- Task to complete: Could you copy every line from the material below in which "React" appears?

- - - - - - -

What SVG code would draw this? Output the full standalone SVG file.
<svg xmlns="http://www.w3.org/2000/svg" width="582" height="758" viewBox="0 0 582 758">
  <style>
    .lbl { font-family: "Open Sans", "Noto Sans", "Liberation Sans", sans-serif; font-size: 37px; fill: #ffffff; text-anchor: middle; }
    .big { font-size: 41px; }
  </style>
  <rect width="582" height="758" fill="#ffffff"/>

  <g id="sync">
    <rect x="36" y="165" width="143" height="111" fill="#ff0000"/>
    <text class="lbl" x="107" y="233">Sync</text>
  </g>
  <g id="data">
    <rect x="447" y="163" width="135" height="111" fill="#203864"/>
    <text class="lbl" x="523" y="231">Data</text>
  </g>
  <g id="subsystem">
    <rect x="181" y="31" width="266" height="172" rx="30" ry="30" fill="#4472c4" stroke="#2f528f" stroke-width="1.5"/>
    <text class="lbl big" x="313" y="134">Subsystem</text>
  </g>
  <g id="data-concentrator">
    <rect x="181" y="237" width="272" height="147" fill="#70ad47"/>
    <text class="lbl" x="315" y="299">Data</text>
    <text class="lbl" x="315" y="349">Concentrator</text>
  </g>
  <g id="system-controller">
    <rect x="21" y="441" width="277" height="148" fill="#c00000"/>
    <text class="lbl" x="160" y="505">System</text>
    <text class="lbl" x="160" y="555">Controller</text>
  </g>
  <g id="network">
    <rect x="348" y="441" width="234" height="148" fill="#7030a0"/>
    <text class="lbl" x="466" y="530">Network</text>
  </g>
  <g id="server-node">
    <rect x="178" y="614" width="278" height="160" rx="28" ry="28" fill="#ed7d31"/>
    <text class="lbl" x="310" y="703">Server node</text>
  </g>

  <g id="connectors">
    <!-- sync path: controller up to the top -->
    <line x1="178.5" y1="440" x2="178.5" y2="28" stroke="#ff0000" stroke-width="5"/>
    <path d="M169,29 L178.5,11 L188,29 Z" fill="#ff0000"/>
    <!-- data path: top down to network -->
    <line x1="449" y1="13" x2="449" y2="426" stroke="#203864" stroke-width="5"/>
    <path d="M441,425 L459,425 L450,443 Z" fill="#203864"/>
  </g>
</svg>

- - - - - - -

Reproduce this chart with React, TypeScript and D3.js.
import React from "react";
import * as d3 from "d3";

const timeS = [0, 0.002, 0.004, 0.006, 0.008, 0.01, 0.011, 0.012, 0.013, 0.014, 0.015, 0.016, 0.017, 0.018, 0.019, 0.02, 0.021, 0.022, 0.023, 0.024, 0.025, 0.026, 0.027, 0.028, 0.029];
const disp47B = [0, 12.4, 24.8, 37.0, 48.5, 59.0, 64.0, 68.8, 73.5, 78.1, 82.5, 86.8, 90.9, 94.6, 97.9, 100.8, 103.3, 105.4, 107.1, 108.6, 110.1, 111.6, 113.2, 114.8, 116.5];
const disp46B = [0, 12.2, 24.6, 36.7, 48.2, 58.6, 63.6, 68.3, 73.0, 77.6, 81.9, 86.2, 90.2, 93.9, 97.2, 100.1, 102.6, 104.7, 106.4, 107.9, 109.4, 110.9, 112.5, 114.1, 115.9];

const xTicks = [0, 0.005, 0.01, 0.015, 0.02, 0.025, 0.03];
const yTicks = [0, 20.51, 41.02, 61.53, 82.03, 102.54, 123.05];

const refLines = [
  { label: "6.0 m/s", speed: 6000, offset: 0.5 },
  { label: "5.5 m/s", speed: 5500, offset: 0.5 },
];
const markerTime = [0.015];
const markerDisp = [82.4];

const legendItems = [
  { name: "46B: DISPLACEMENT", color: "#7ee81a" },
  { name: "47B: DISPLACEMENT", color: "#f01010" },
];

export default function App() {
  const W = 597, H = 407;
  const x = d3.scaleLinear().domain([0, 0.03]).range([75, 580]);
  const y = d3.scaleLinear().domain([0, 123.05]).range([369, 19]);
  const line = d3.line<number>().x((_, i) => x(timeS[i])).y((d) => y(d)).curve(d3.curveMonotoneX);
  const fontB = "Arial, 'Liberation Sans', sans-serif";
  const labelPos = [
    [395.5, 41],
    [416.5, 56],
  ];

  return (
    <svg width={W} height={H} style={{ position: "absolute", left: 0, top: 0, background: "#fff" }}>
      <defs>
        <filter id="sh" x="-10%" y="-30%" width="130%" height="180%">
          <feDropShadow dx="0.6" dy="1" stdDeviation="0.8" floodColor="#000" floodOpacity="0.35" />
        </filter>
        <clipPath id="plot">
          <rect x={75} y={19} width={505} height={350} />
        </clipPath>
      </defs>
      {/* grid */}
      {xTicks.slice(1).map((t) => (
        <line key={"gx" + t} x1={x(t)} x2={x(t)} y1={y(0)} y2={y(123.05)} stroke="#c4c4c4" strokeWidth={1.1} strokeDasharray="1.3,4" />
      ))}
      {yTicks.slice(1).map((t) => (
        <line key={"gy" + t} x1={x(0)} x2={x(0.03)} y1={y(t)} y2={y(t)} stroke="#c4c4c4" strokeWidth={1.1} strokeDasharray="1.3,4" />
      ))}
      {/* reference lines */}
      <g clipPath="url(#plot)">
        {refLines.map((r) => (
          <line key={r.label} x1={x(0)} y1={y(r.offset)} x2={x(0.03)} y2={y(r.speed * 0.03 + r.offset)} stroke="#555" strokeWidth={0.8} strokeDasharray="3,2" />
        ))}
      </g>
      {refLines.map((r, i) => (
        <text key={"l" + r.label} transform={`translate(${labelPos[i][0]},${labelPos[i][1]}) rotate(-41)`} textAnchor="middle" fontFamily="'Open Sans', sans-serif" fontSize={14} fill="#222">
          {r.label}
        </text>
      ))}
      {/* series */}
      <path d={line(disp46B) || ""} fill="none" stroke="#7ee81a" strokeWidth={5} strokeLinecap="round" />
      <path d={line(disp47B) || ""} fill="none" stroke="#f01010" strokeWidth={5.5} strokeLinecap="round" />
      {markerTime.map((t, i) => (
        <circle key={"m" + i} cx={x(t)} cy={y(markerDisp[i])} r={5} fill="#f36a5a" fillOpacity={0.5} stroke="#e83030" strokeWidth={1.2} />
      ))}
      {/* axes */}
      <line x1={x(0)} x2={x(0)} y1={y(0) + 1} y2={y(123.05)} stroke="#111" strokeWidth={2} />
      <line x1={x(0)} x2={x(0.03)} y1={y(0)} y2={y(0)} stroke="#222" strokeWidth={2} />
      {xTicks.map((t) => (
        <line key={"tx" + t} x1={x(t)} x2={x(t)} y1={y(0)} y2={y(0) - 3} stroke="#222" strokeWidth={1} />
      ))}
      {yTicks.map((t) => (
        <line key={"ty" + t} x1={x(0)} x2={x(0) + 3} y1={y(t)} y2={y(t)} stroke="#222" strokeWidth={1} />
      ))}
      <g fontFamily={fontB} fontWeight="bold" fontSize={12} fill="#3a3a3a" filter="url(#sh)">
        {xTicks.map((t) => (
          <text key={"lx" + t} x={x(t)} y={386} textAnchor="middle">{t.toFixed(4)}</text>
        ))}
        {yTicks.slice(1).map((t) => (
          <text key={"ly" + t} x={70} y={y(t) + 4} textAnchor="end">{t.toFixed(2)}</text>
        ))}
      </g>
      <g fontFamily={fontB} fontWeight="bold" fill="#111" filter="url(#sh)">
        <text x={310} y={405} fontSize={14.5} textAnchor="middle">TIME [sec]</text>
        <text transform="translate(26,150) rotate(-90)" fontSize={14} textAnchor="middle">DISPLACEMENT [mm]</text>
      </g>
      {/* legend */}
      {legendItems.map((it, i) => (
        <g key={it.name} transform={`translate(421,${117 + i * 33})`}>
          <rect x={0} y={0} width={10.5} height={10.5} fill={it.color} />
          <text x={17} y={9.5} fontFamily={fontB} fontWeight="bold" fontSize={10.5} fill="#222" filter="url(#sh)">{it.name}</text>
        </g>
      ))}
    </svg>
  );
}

- - - - - - -

- Solution to the problem:
Reproduce this chart with React, TypeScript and D3.js.
import React from "react";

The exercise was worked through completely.